The few guest roles in the first 13 episodes also will be filled by Canadians: chiefly Sara Botsford (E.N.G.), as the chef’s LA. partner pleading with her to return to accept the offer of a Martha Stewart-type TV and publishing career, and Marina Orisini, Quebec’s reigning drama star, playing an American yacht designer.
The series employs nearly 100 people, excluding extras, and the small communities where they film are enjoying Black Harbour’s infusion of cash during a usually slow off-season period.
And Grigsby notes, ‘We set the series here before Nova Scotia became a hotbed of production, before (the province’s film production) tax credits.”
Black Harbour will have some serious plot fun referring to the growing number of American movies now being filmed in Nova Scotia, says Grigsby
“One episode will deal with an American TV-movie rolling into town, all the people Katherine and Nick turned their backs on, an he gets back into that world when he’s asked to direct second unit on that show – the push and pull of what he’s doing now and what he did then.”
CBC programmers are reputed to make decisions slowly.
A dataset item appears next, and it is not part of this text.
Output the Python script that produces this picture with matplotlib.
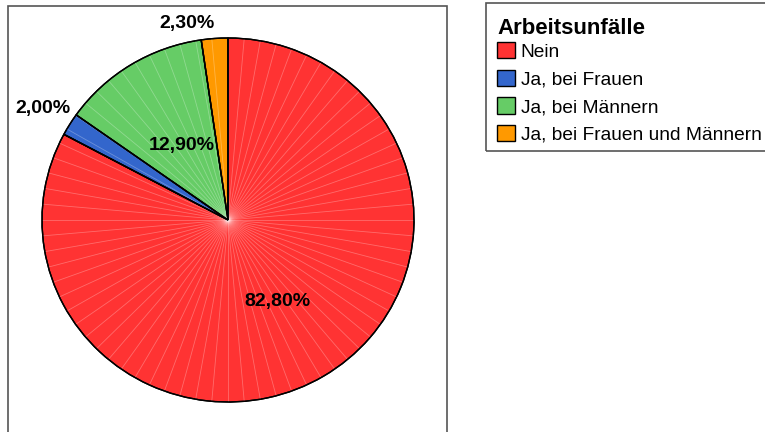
import matplotlib
matplotlib.use('Agg')
import matplotlib.pyplot as plt
import numpy as np
from matplotlib.patches import Rectangle

# ---- data ----
categories = ['Nein', 'Ja, bei Frauen', 'Ja, bei Männern', 'Ja, bei Frauen und Männern']
values = [82.8, 2.0, 12.9, 2.3]
value_labels = ['82,80%', '2,00%', '12,90%', '2,30%']
legend_title = 'Arbeitsunfälle'

# ---- style ----
colors = ['#FF3333', '#3366CC', '#66CC66', '#FF9900']
label_radius = [0.52, 1.17, 0.48, 1.10]
label_angle_shift = [0, 0, 0, 7.3]

plt.rcParams['font.family'] = ['Liberation Sans', 'DejaVu Sans']
W, H = 765, 432
fig = plt.figure(figsize=(W / 100, H / 100), dpi=100)

# plot-area frame
fig.patches.append(Rectangle((8 / W, -0.05), (447 - 8) / W, 1.05 - 6 / H,
                             transform=fig.transFigure, fill=False,
                             edgecolor='#555555', lw=1.2))
# legend frame
fig.patches.append(Rectangle((486 / W, 1 - 151 / H), (775 - 486) / W, (151 - 3) / H,
                             transform=fig.transFigure, fill=False,
                             edgecolor='#555555', lw=1.2))

cx, cy, rx, ry = 228, H - 220, 186, 182
ax = fig.add_axes([(cx - rx) / W, (cy - ry) / H, 2 * rx / W, 2 * ry / H])

wedges, _ = ax.pie(values, colors=colors, startangle=90, counterclock=False,
                   wedgeprops=dict(edgecolor='black', linewidth=1.0))
# white radial seams
for a in np.arange(0, 360, 5.0):
    t = np.deg2rad(a)
    ax.plot([0, np.cos(t)], [0, np.sin(t)], color='white', alpha=0.28, lw=0.6, zorder=1.5)
# redraw edges on top
ax.pie(values, startangle=90, counterclock=False,
       wedgeprops=dict(fill=False, edgecolor='black', linewidth=1.0, zorder=2))
ax.set_aspect('auto')
ax.set_xlim(-1, 1)
ax.set_ylim(-1, 1)

for w, lab, r, sh in zip(wedges, value_labels, label_radius, label_angle_shift):
    t = np.deg2rad((w.theta1 + w.theta2) / 2 + sh)
    ax.text(r * np.cos(t), r * np.sin(t), lab, ha='center', va='center',
            fontweight='bold', fontsize=14, zorder=5, clip_on=False)

leg = fig.legend(wedges, categories, title=legend_title, loc='upper left',
                 bbox_to_anchor=(497 / W, 1 - 18 / H), frameon=False,
                 fontsize=13.8, title_fontproperties={'weight': 'bold', 'size': 16},
                 handlelength=0.94, handleheight=0.94, handletextpad=0.3,
                 labelspacing=0.46, borderpad=0, borderaxespad=0)
leg._legend_box.align = 'left'
leg._legend_box.sep = 2.2

fig.savefig('out.png', dpi=100)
But Grigsby and Samuels sold the series to CBC on the basis of two scripts, having made their first pitch 18 months ago.
What took longer, the pair says was securing an Investment from Telefilm Canada. “CBC was interested,” says Grigsby, “but back in April Telefilm was saying, ‘Can we get an American star in this? It will help us if you have a star that will help you get an American sale. That’s how we’re going to get our taxpayer dollars back’ This came at a critical period for Telefilm.” Grigsby and Samuels stuck to their plans and Telefilm relented. Other investors are the Cable Production Fund, the Nova Scotia Development Corp. and Rogers Telefund.